ALL THE PRESIDENT’S MEN was first heard around the world in 1976. This is just two years after Richard Nixon resigned as President. It was bold beyond compare. Warner Brothers did not want to make this movie unless Robert Redford took one of the leads. He had acquired the rights to Carl Bernstein and Bob Woodward’s book a few years earlier. Redford knew he had to have a huge name actor to stand beside him. Dustin Hoffman was just that actor. Both spent months hanging out at the Washington Post newsroom to ensure they got it right. They obviously did. Four Oscars were awarded to ATPM for Best Art Direction, (Set Design) Sound, Writing, and Supporting Actor. (Jason Robards)
The story includes all that went on to uncover one of the biggest cover-ups in political history. It was not so much about the break-in at The Watergate Hotel but more about how Carl and Bob got to the truth. It shared the inner workings of toppling a government to the highest tier with just the power of words and facts. It is true that “words are mightier than the sword.” The film showcased the meticulous details of getting to the truth by double and triple checking their sources, getting the collaboration of more than one person, and highlighting courage and tenacity. It is a true masterpiece of journalistic integrity and perseverance. This movie is still shown in journalism schools across our country.
Robert Redford and Dustin Hoffman had so much chemistry between their characters. They would memorize both parts of their dialogues together to talk naturally, quickly, and over each other, as is often the case when chasing down leads. They knew exactly where they were and never lost their train of thought. This was especially evident when it only took one take to film a heated conversation. Witnessing the caliber of their combined talent is such an actor’s treat. Students don’t need to pay money for a Master Class in Acting. Just watch Dustin and Robert in action.

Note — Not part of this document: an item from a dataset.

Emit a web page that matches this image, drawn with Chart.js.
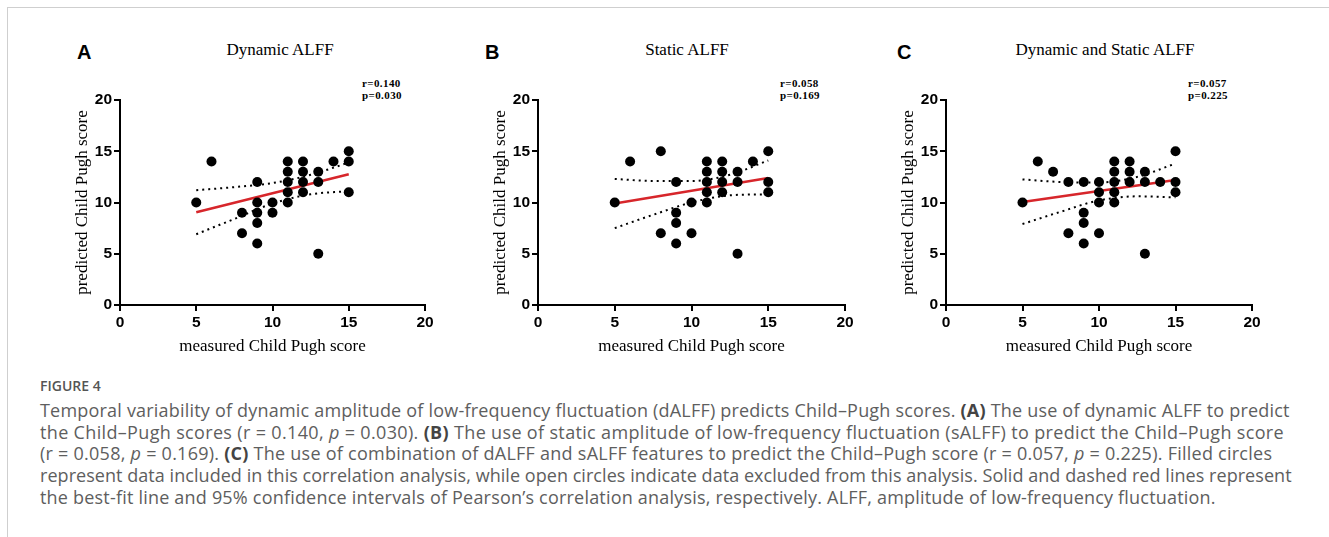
<!DOCTYPE html>
<html>
<head>
<meta charset="utf-8">
<script src="https://cdn.jsdelivr.net/npm/chart.js@4.4.1/dist/chart.umd.min.js"></script>
<style>
  html, body { margin: 0; padding: 0; background: #fff; }
  body { width: 1329px; height: 537px; position: relative; overflow: hidden; }
  .frame { position: absolute; left: 7px; top: 7px; width: 1330px; height: 540px;
           border-left: 1.5px solid #cfcfcf; border-top: 1.5px solid #cfcfcf; }
  canvas { position: absolute; top: 80px; }
  .letter { position: absolute; top: 42px; font: bold 20px/20px "Liberation Sans", Arial, sans-serif; color: #000; }
  .ptitle { position: absolute; top: 41px; font: 17px/17px "Liberation Serif", "Times New Roman", serif;
            color: #000; white-space: nowrap; transform: translateX(-50%); }
  .stats { position: absolute; top: 77px; font: bold 11px/12px "Liberation Serif", serif;
           letter-spacing: 0.4px; color: #000; white-space: nowrap; }
  .figno { position: absolute; left: 40px; top: 379px; font: 600 14px/14px "Open Sans", sans-serif; color: #555; }
  .caption { position: absolute; left: 40px; top: 400px; font: 18px/21.7px "Open Sans", sans-serif;
             color: #5e5e5e; white-space: nowrap; }
  .caption div { letter-spacing: 0.2px; }
  .caption b { color: #444; }
</style>
</head>
<body>
<div class="frame"></div>

<div class="letter" style="left:77px">A</div>
<div class="ptitle" style="left:280px">Dynamic ALFF</div>
<div class="stats" style="left:362px">r=0.140<br>p=0.030</div>
<canvas id="chartA" width="385" height="285" style="left:60px"></canvas>

<div class="letter" style="left:485px">B</div>
<div class="ptitle" style="left:687px">Static ALFF</div>
<div class="stats" style="left:780px">r=0.058<br>p=0.169</div>
<canvas id="chartB" width="387" height="285" style="left:478px"></canvas>

<div class="letter" style="left:897px">C</div>
<div class="ptitle" style="left:1105px">Dynamic and Static ALFF</div>
<div class="stats" style="left:1188px">r=0.057<br>p=0.225</div>
<canvas id="chartC" width="386" height="285" style="left:886px"></canvas>

<div class="figno">FIGURE 4</div>
<div class="caption">
<div>Temporal variability of dynamic amplitude of low-frequency fluctuation (dALFF) predicts Child–Pugh scores. <b>(A)</b> The use of dynamic ALFF to predict</div>
<div style="letter-spacing:0.34px">the Child–Pugh scores (r = 0.140, <i>p</i> = 0.030). <b>(B)</b> The use of static amplitude of low-frequency fluctuation (sALFF) to predict the Child–Pugh score</div>
<div style="letter-spacing:0.25px">(r = 0.058, <i>p</i> = 0.169). <b>(C)</b> The use of combination of dALFF and sALFF features to predict the Child–Pugh score (r = 0.057, <i>p</i> = 0.225). Filled circles</div>
<div style="letter-spacing:0.05px">represent data included in this correlation analysis, while open circles indicate data excluded from this analysis. Solid and dashed red lines represent</div>
<div>the best-fit line and 95% confidence intervals of Pearson’s correlation analysis, respectively. ALFF, amplitude of low-frequency fluctuation.</div>
</div>

<script>
// Trục chung cho cả ba panel
const axisMin = 0;
const axisMax = 20;
const tickStep = 5;

// Panel A — Dynamic ALFF: measured (x) vs predicted (y)
const dynMeasured  = [5, 6, 8, 8, 9, 9, 9, 9, 9, 10, 10, 11, 11, 11, 11, 11, 12, 12, 12, 12, 13, 13, 13, 14, 15, 15, 15];
const dynPredicted = [10, 14, 9, 7, 12, 10, 9, 8, 6, 10, 9, 14, 13, 12, 11, 10, 14, 13, 12, 11, 13, 12, 5, 14, 15, 14, 11];

// Panel B — Static ALFF
const staMeasured  = [5, 6, 8, 8, 9, 9, 9, 9, 10, 10, 11, 11, 11, 11, 11, 12, 12, 12, 12, 13, 13, 13, 14, 15, 15, 15];
const staPredicted = [10, 14, 15, 7, 12, 9, 8, 6, 10, 7, 14, 13, 12, 11, 10, 14, 13, 12, 11, 13, 12, 5, 14, 15, 12, 11];

// Panel C — Dynamic and Static ALFF
const bothMeasured  = [5, 6, 7, 8, 8, 9, 9, 9, 9, 10, 10, 10, 10, 11, 11, 11, 11, 11, 12, 12, 12, 13, 13, 13, 14, 15, 15, 15];
const bothPredicted = [10, 14, 13, 12, 7, 12, 9, 8, 6, 12, 11, 10, 7, 14, 13, 12, 11, 10, 14, 13, 12, 13, 12, 5, 12, 15, 12, 11];

// Đường hồi quy (đọc hai đầu mút từ hình)
const fitX = [5, 15];
const dynFit  = [9.05, 12.75];
const staFit  = [9.9, 12.4];
const bothFit = [10.05, 12.2];

// Khoảng tin cậy 95% (đọc tại vài mốc x)
const ciX = [5, 7.5, 10, 12.5, 15];
const dynUpper  = [11.2, 11.5, 11.9, 12.7, 13.9];
const dynLower  = [6.9, 8.4, 9.9, 10.8, 11.1];
const staUpper  = [12.3, 12.1, 12.1, 12.7, 14.1];
const staLower  = [7.5, 8.8, 10.0, 10.7, 10.8];
const bothUpper = [12.25, 12.0, 11.95, 12.5, 13.8];
const bothLower = [7.9, 9.1, 10.2, 10.6, 10.5];

const toXY = (xs, ys) => xs.map((x, i) => ({ x, y: ys[i] }));

const axisCommon = (titleText, fit) => ({
    type: 'linear', min: axisMin, max: axisMax,
    ticks: {
        stepSize: tickStep, color: '#000', padding: 2,
        font: { family: '"Liberation Sans", Arial, sans-serif', size: 15.5, weight: 'bold' },
    },
    grid: { display: true, drawOnChartArea: false, drawTicks: true, tickLength: 6, color: '#000', lineWidth: 2 },
    border: { display: true, color: '#000', width: 2 },
    title: {
        display: true, text: titleText, color: '#000',
        font: { family: '"Liberation Serif", "Times New Roman", serif', size: 17 },
    },
    afterFit: fit,
});

function makePanel(id, xs, ys, fitY, upper, lower) {
    const dotted = (data) => ({
        type: 'line', data: toXY(ciX, data),
        borderColor: '#000', borderWidth: 2, borderDash: [2, 4], borderCapStyle: 'butt',
        pointRadius: 0, tension: 0.4, cubicInterpolationMode: 'monotone', fill: false,
    });
    new Chart(document.getElementById(id), {
        type: 'scatter',
        data: {
            datasets: [
                { data: toXY(xs, ys), pointRadius: 5, pointHoverRadius: 5,
                  backgroundColor: '#000', borderWidth: 0 },
                { type: 'line', data: toXY(fitX, fitY), borderColor: '#d7262b', borderWidth: 2.5,
                  pointRadius: 0, fill: false },
                dotted(upper),
                dotted(lower),
            ],
        },
        options: {
            responsive: false, animation: false, events: [],
            layout: { padding: { left: 8, right: 20, top: 20, bottom: 4 } },
            plugins: { legend: { display: false }, tooltip: { enabled: false } },
            scales: {
                x: axisCommon('measured Child Pugh score', (s) => { s.height = 56; }),
                y: axisCommon('predicted Child Pugh score', (s) => { s.width = 52; }),
            },
        },
    });
}

makePanel('chartA', dynMeasured, dynPredicted, dynFit, dynUpper, dynLower);
makePanel('chartB', staMeasured, staPredicted, staFit, staUpper, staLower);
makePanel('chartC', bothMeasured, bothPredicted, bothFit, bothUpper, bothLower);
</script>
</body>
</html>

One of the shadiest parts in ATPM must be Hal Holbrook as “Deep Throat.” This part was only filmed in a dark, shadowed garage. Audiences could never see his entire face. This was intentional since Deep Throat was the snitch who guided the investigation. The phrase “Follow the money” originated in ALL THE PRESIDENT’S MEN. The name of this character was taken from Linda Lovelace’s porno movie a few years earlier. Hal didn’t think anyone would care about his character. Not a chance. It was the most remembered member of the ensemble.
ALL THE PRESIDENT’S MEN had a definitive sound to it. The clacking of the typewriters getting louder and louder, and the teletype machine at the last seconds clacking out the final moments of Nixon’s Presidency and demise. It was hypnotic. Withholding the musical score for 28 minutes into the movie was sheer brilliance. All these techniques placed viewers inside the story and the newsroom.
ALL THE PRESIDENT’S MEN is memorable and entertaining. It was filmed with such dramatic precision and care. It is a “cautionary tale,” yet told by honorable men. It is not an easy film to watch because it is about a dark, dishonest moment. Our country cannot afford to repeat this political debacle. At times, I believe we are almost “there.” Then I remind myself about this timeless journalistic classic and the power of “everyman.” Happy 4th America.
ALL THE PRESIDENT’S MEN is available to stream on TCM.